What’s Charlie Kaufman’s favourite Pixar film? We know the answer – Monsters, Inc. – because this egghead genius of a screenwriter said so once, while confessing that he hadn’t much cared for WALL.E. His feelings about Inside Out (2015) may be tinged with a trace more bitterness, since it competed with, and bested, his own thoroughly depressive stop-motion animation Anomalisa at that year’s Oscars – a comparison game, given their wildly different remits, that he found absurd.
“If you can’t beat them, join them” may be the axiom spurring Kaufman to collaborate with DreamWorks Animation and hereby write his first screenplay for a children’s film, adapting a 2014 picture book by Emma Yarlett called Orion and the Dark.
The tiny kid in Yarlett’s illustrations confronts his biggest fear in life: the moment when the bedroom lights go off and existential dread creeps in.

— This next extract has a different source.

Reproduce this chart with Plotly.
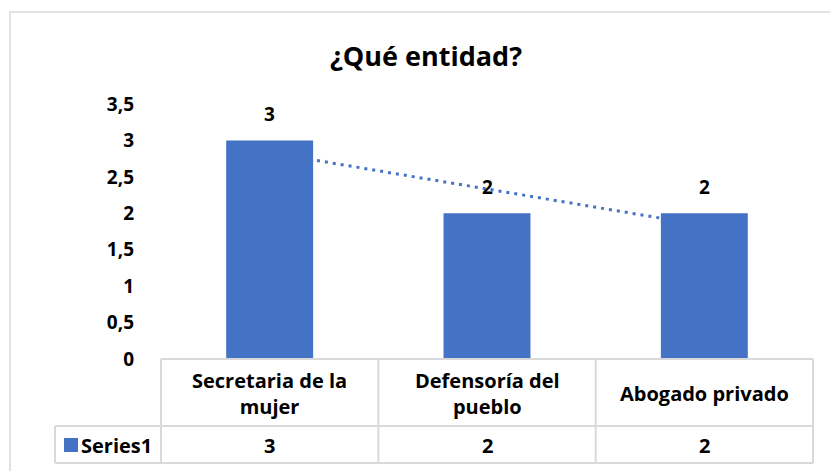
import numpy as np
import plotly.graph_objects as go

# ---- data ----
title_text = "¿Qué entidad?"
categories = ["Secretaria de la mujer", "Defensoría del pueblo", "Abogado privado"]
category_labels = ["Secretaria de la<br>mujer", "Defensoría del<br>pueblo", "Abogado privado"]
series_name = "Series1"
values = [3, 2, 2]
y_tick_vals = [0, 0.5, 1, 1.5, 2, 2.5, 3, 3.5]
y_tick_text = ["0", "0,5", "1", "1,5", "2", "2,5", "3", "3,5"]

# ---- layout constants (pixels) ----
W, H = 830, 471
PLOT_L, PLOT_R = 161, 813
PLOT_T, PLOT_B = 104, 359
ROW1_B, ROW2_B = 426, 463
SERIES_L = 55
FRAME_L, FRAME_T = 10, 12
BLUE = "#4472C4"
GRID = "#D9D9D9"
FONT = "Open Sans"

def X(px):
    return px / W

def Y(py):
    return 1 - py / H

# linear trendline (least squares) from the series values
idx = np.arange(1, len(values) + 1)
slope, intercept = np.polyfit(idx, values, 1)
trend = list(slope * idx + intercept)

fig = go.Figure()
# trendline on base axes (drawn beneath the bars)
fig.add_trace(go.Scatter(
    x=categories, y=trend, mode="lines", xaxis="x", yaxis="y",
    line=dict(color=BLUE, width=3, dash="3px,5px"), hoverinfo="skip",
    showlegend=False,
))
# bars on overlaying axes (drawn on top)
fig.add_trace(go.Bar(
    x=categories, y=values, xaxis="x2", yaxis="y2", name=series_name,
    marker=dict(color=BLUE, line=dict(width=0)), width=0.4, showlegend=False,
))

annotations = []
bold = lambda s: dict(family=FONT, size=s, color="#000000", weight="bold")
# data labels
for c, v in zip(categories, values):
    annotations.append(dict(
        x=c, y=v, xref="x2", yref="y2", text=str(v), showarrow=False,
        yshift=26, font=bold(19),
    ))
# data table text
for c, lab, v in zip(categories, category_labels, values):
    annotations.append(dict(
        x=c, y=Y((PLOT_B + ROW1_B) / 2 + 1), xref="x", yref="paper", text=lab,
        showarrow=False, align="center", yanchor="middle", font=bold(20),
    ))
    annotations.append(dict(
        x=c, y=Y((ROW1_B + ROW2_B) / 2 + 0.5), xref="x", yref="paper", text=str(v),
        showarrow=False, yanchor="middle", font=bold(20),
    ))
annotations.append(dict(
    x=X(PLOT_L - 7), y=Y((ROW1_B + ROW2_B) / 2 + 0.5), xref="paper", yref="paper",
    text=series_name, showarrow=False, xanchor="right", yanchor="middle", font=bold(20),
))

shapes = []
line = dict(color=GRID, width=2)
# outer chart frame
shapes.append(dict(type="rect", xref="paper", yref="paper",
                   x0=X(FRAME_L), x1=X(W + 20), y0=Y(FRAME_T), y1=Y(H + 20),
                   line=dict(color=GRID, width=1.5)))
# table horizontal lines
shapes.append(dict(type="line", xref="paper", yref="paper", x0=X(PLOT_L), x1=X(PLOT_R),
                   y0=Y(PLOT_B), y1=Y(PLOT_B), line=line))
for yy in (ROW1_B, ROW2_B):
    shapes.append(dict(type="line", xref="paper", yref="paper", x0=X(SERIES_L), x1=X(PLOT_R),
                       y0=Y(yy), y1=Y(yy), line=line))
# table vertical lines
n = len(categories)
for i in range(n + 1):
    xx = PLOT_L + i * (PLOT_R - PLOT_L) / n
    shapes.append(dict(type="line", xref="paper", yref="paper", x0=X(xx), x1=X(xx),
                       y0=Y(PLOT_B), y1=Y(ROW2_B), line=line))
shapes.append(dict(type="line", xref="paper", yref="paper", x0=X(SERIES_L), x1=X(SERIES_L),
                   y0=Y(ROW1_B), y1=Y(ROW2_B), line=line))
# legend key in table
mid = (ROW1_B + ROW2_B) / 2 + 0.5
shapes.append(dict(type="rect", xref="paper", yref="paper",
                   x0=X(64), x1=X(78), y0=Y(mid - 7), y1=Y(mid + 7),
                   fillcolor=BLUE, line=dict(width=0)))

axis_common = dict(showgrid=False, zeroline=False, showline=False, automargin=False)
fig.update_layout(
    template="none",
    width=W, height=H, autosize=False,
    margin=dict(l=0, r=0, t=0, b=0, pad=0, autoexpand=False),
    paper_bgcolor="#FFFFFF", plot_bgcolor="rgba(0,0,0,0)",
    title=dict(text=title_text, x=X(426), y=Y(57), xanchor="center", yanchor="middle",
               xref="paper", yref="paper", font=bold(27), automargin=False),
    xaxis=dict(domain=[X(PLOT_L), X(PLOT_R)], type="category", categoryarray=categories,
               range=[-0.5, n - 0.5], showticklabels=False, ticks="", **axis_common),
    yaxis=dict(domain=[Y(PLOT_B), Y(PLOT_T)], range=[0, 3.5], tickvals=y_tick_vals,
               ticktext=y_tick_text, ticks="", ticklabelstandoff=26,
               tickfont=bold(19), **axis_common),
    xaxis2=dict(overlaying="x", type="category", categoryarray=categories,
                range=[-0.5, n - 0.5], showticklabels=False, ticks="", **axis_common),
    yaxis2=dict(overlaying="y", range=[0, 3.5], showticklabels=False, ticks="",
                **axis_common),
    annotations=annotations,
    shapes=shapes,
    showlegend=False,
)

fig.write_html(
    "out.html",
    config={"displayModeBar": False},
    post_script="document.body.style.margin='0';document.body.style.overflow='hidden';",
)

In the film as well as the book, Orion gets to know the dark better, seeing him personified as a hulking, black companion-entity who’s ultimately more sad than scary, and has his best interests at heart.
The hand-holding odyssey that follows is strikingly Monsters, Inc.-y, and best – indeed, quite lovely – when it’s being that. Yarlett’s book was for pre-schoolers, but in Sean Charmatz’s film, Orion (Jacob Tremblay) is a shy boy in elementary school, at the age when he’s scribbling all day, illustrating his litany of fears, from mosquito bites to blocking the school’s plumbing and giving wrong answers in class.
Which is to say, he has been converted into a classic Charlie Kaufman character, an artist with an A to Z of neuroses he can’t hide, and years of therapy surely ahead. How it is that Dark (Paul Walter Hauser) presides as his single greatest fear is upsetting for the big furry-looking guy, who feels he’s done nothing to earn this. What’s so good about Light (Ike Barinholtz) anyway? He roars through the sky like a nude Olympian braggart, waking everyone up and endlessly sure of himself.